▸ Given instruction: Give back, exactly as written, the lines from the beginning of the listing through the one that contains "shut_v = np.zeros(len(shut_t))".

»»

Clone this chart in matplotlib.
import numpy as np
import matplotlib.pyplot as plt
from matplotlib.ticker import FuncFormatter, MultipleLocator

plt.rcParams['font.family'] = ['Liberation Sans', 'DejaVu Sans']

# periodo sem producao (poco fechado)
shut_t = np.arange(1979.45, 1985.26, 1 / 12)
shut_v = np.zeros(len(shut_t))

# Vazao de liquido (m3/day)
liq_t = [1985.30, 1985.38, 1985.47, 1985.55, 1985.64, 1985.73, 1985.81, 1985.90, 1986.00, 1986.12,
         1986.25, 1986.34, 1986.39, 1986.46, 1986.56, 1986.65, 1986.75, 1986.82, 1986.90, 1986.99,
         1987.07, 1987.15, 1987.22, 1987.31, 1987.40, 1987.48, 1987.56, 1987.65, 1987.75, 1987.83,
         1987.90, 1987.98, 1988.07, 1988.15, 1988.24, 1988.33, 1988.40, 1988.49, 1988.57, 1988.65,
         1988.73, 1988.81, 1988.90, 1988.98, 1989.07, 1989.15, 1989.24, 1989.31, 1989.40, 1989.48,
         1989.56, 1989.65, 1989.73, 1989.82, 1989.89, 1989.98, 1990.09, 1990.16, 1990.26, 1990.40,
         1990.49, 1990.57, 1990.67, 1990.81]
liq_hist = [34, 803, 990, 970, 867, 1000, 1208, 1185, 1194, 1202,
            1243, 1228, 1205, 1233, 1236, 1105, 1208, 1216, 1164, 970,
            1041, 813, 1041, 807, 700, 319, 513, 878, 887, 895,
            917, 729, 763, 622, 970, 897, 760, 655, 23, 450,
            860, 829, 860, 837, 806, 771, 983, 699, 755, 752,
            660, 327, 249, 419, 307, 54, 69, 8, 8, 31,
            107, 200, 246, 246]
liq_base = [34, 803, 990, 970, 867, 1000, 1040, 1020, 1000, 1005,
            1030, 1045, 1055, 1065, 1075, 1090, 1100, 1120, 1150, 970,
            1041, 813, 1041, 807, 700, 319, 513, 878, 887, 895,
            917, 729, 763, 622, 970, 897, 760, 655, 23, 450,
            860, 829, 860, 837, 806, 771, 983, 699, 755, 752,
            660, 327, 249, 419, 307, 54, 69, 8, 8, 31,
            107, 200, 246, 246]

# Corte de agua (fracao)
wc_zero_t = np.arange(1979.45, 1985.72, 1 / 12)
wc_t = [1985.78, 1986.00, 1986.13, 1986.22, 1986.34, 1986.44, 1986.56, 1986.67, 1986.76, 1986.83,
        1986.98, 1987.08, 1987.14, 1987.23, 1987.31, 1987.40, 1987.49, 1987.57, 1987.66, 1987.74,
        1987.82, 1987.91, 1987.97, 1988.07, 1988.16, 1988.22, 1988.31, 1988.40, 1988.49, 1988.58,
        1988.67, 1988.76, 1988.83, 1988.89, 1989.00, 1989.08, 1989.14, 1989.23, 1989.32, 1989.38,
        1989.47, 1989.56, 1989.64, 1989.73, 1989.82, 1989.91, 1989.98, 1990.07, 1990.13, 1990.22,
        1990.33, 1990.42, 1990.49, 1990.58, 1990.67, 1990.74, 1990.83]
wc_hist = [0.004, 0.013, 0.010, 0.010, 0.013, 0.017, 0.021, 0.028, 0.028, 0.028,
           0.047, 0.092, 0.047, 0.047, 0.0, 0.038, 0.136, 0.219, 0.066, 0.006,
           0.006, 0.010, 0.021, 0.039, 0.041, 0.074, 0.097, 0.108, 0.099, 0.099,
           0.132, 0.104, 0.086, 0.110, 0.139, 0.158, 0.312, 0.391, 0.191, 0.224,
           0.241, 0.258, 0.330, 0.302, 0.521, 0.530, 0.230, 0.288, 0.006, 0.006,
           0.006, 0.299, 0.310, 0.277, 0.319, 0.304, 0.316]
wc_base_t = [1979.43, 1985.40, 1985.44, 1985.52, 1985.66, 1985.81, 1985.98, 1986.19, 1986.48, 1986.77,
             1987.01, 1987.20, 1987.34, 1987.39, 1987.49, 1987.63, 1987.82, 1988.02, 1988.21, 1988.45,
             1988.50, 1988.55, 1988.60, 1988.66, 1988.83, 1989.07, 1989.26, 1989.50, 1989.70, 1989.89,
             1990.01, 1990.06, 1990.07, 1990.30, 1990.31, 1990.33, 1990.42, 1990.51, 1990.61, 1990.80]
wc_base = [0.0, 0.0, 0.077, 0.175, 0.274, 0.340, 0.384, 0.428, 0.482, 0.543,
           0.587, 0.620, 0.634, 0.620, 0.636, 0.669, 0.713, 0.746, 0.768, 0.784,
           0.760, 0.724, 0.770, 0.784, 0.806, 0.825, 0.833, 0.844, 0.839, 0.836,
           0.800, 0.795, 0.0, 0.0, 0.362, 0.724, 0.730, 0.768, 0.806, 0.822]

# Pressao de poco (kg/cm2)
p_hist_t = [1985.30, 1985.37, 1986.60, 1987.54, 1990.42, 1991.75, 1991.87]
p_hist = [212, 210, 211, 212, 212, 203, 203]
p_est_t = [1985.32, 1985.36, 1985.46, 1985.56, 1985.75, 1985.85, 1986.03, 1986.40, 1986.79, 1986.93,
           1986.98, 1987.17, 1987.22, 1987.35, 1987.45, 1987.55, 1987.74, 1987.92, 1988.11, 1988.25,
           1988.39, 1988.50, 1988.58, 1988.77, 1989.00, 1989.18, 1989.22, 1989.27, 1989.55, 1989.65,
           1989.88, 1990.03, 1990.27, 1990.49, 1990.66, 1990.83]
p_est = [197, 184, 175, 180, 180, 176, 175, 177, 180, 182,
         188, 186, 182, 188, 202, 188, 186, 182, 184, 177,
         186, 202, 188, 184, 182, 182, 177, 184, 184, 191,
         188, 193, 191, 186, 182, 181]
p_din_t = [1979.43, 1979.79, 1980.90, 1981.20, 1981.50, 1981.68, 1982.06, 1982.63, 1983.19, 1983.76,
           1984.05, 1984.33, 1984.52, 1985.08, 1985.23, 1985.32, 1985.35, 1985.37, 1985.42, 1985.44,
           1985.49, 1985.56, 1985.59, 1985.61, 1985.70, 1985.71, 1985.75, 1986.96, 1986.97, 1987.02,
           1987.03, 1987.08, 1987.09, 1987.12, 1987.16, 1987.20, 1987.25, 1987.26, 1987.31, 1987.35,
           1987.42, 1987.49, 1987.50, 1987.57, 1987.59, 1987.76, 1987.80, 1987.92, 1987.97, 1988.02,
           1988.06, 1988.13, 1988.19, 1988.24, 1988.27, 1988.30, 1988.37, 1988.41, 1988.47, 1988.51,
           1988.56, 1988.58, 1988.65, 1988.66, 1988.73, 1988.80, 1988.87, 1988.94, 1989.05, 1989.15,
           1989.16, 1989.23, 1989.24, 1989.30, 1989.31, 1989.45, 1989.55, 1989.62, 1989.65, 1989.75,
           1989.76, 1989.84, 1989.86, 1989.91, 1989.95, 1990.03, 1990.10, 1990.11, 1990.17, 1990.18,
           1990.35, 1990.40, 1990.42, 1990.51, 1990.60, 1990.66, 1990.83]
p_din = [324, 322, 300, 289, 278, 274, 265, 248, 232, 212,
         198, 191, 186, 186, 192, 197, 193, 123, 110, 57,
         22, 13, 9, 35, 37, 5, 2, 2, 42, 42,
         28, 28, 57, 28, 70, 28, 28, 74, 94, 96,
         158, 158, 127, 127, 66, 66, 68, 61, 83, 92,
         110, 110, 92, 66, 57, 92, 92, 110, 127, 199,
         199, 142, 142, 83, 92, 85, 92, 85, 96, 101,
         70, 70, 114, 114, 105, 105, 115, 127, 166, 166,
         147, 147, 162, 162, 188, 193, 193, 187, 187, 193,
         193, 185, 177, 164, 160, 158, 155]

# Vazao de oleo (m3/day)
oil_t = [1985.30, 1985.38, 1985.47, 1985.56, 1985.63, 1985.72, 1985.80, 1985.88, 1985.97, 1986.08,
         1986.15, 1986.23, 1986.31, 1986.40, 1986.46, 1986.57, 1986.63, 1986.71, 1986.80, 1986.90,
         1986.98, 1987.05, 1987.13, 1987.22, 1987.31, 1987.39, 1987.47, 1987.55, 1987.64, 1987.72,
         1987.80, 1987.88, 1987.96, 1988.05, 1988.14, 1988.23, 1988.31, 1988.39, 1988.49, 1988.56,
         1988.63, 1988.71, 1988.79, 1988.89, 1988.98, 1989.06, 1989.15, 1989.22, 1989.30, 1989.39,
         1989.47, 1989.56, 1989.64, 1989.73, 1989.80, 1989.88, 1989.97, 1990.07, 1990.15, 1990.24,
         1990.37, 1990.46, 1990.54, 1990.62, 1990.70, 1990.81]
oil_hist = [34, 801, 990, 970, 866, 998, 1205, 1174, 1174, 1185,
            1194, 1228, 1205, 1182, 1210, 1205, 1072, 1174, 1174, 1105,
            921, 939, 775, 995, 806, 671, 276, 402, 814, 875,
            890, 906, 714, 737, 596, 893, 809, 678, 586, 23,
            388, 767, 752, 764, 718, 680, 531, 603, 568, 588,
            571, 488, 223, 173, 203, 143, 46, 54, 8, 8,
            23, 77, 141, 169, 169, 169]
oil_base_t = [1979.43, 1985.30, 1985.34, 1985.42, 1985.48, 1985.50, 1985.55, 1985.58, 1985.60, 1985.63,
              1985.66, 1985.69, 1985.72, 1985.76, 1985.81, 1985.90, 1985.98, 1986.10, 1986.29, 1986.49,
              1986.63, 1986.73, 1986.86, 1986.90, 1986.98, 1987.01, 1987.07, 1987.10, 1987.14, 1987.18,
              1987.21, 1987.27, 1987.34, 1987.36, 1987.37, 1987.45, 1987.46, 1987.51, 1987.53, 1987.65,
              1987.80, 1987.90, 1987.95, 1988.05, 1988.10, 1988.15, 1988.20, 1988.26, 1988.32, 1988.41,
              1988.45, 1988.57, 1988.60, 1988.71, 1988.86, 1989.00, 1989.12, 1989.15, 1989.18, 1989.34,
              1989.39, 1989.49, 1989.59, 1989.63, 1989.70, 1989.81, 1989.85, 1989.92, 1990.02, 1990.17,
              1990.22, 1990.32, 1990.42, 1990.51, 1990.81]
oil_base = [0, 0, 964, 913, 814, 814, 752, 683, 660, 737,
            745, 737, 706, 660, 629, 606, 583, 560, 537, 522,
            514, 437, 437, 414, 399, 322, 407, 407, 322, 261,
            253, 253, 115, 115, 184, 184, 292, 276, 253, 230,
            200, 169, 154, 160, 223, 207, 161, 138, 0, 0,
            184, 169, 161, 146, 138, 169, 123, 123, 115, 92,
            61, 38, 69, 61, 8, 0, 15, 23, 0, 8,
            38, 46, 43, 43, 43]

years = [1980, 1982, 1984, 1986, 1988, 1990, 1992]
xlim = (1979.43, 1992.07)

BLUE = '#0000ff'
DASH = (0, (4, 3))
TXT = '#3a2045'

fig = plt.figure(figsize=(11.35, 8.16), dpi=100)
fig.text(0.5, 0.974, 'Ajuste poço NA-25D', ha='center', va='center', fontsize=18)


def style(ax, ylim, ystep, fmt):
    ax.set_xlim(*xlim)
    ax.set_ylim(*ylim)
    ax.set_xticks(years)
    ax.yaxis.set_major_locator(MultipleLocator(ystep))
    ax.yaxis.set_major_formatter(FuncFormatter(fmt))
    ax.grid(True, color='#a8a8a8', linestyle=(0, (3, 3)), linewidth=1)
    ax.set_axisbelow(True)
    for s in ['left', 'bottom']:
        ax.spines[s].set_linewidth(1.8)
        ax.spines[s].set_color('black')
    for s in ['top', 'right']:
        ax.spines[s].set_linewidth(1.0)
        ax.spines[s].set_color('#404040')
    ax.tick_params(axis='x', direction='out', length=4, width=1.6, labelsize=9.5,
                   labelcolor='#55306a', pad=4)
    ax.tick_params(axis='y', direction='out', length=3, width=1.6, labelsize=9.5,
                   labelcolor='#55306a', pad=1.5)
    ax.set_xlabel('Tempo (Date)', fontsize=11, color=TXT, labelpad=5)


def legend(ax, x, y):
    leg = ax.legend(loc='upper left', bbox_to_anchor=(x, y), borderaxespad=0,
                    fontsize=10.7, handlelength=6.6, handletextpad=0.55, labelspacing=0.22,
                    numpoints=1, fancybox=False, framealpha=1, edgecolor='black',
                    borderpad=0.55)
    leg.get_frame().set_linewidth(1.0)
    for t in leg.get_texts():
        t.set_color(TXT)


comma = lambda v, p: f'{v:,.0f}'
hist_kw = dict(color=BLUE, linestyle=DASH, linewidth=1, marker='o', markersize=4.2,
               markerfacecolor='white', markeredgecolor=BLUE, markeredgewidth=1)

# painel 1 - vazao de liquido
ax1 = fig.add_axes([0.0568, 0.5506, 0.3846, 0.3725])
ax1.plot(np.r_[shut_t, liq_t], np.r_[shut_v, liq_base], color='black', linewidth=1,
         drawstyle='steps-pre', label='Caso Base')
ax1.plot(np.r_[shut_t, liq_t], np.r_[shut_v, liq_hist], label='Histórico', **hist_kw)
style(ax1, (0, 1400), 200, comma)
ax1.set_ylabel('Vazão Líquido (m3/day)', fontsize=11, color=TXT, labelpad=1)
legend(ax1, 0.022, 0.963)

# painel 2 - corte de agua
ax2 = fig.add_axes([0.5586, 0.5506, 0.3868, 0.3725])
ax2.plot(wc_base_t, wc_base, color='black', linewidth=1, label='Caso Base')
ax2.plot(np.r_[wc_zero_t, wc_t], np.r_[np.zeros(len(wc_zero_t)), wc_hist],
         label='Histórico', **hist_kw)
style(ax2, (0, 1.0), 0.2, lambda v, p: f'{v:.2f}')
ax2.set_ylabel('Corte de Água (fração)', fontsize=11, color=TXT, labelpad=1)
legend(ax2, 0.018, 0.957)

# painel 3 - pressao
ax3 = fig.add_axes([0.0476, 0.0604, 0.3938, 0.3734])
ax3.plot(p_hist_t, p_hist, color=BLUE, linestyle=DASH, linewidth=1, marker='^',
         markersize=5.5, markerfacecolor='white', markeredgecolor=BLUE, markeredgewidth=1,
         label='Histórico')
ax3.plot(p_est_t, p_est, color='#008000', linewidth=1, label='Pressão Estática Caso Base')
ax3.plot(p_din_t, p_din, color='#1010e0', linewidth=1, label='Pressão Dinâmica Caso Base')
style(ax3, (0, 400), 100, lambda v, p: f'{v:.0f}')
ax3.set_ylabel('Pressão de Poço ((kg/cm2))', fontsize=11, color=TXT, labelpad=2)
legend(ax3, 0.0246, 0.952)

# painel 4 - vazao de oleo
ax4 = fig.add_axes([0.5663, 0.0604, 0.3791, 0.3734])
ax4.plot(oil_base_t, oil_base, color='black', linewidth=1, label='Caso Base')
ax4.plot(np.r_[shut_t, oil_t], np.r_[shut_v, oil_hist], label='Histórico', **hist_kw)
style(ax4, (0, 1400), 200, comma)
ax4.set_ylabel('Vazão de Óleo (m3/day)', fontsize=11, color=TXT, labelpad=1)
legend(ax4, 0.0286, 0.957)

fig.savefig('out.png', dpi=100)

««

▸ Problem solution:
Clone this chart in matplotlib.
import numpy as np
import matplotlib.pyplot as plt
from matplotlib.ticker import FuncFormatter, MultipleLocator

plt.rcParams['font.family'] = ['Liberation Sans', 'DejaVu Sans']

# periodo sem producao (poco fechado)
shut_t = np.arange(1979.45, 1985.26, 1 / 12)
shut_v = np.zeros(len(shut_t))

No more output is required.